The great English poet William Blake once used a phrase that has become for me a guiding metaphor for the church at its truest: The Garden of Love.
A garden, even the most established and orderly, is forever in a state of change and transformation. It naturally offers a gloriously open invitation to a wide variety of creatures, each of which adds a new dimension of beauty (well, for the most part!) and has its own important role to play in the cycle of life.

In my experience, a garden is born out of the vision, planning, and work of its gardeners even as the full realization of a project inevitably takes time. There’s a blessing in the garden for gardeners whose lives are physically connected to the earth through active, hands-on tending. There’s something to be said for getting one’s hands dirty. There’s also something to be said for the gift of constant vigilance required of gardeners who need to observe any number of variables beyond their control to garden well: temperature and rainfall, frost, soil conditions, and the inevitable appearance of pesky weeds and invasive species.

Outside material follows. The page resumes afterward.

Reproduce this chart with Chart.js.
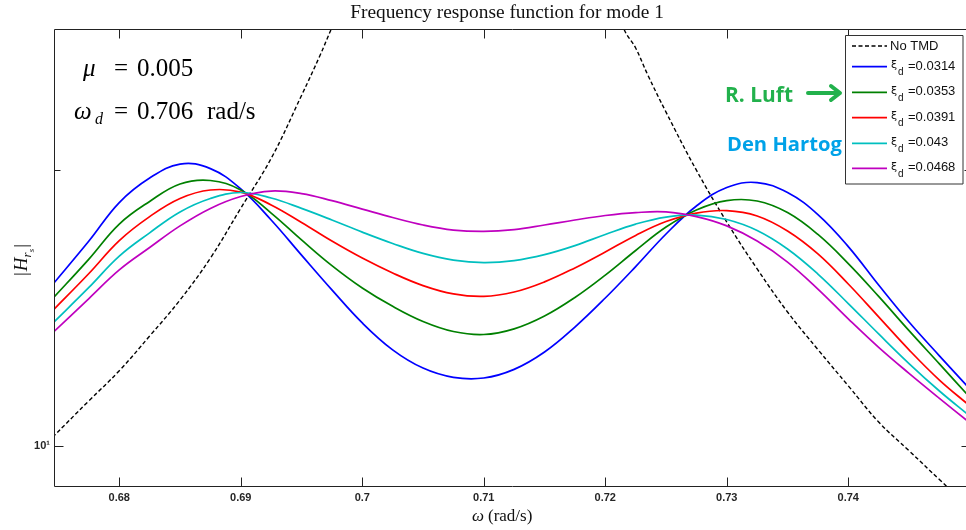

The church as a garden of love can bring love to bloom in every season, offering proof of its utility and welcoming a wide array of beloved seekers in search of community, spirituality, safety, nourishment, meaning, and a place to belong and become who God is calling them to be.
However, Blake in The Garden of Love (Songs of Experience, 1794), points to the way the church can have the opposite effect. I’ll let the poet speak for himself:
I went to the Garden of Love,
And saw what I never had seen:
A Chapel was built in the midst,
Where I used to play on the green.
And the gates of this Chapel were shut,
And Thou shalt not. writ over the door;
So I turn’d to the Garden of Love,
That so many sweet flowers bore.
And I saw it was filled with graves,
And tomb-stones where flowers should be:
And Priests in black gowns, were walking their rounds,
And binding with briars, my joys & desires.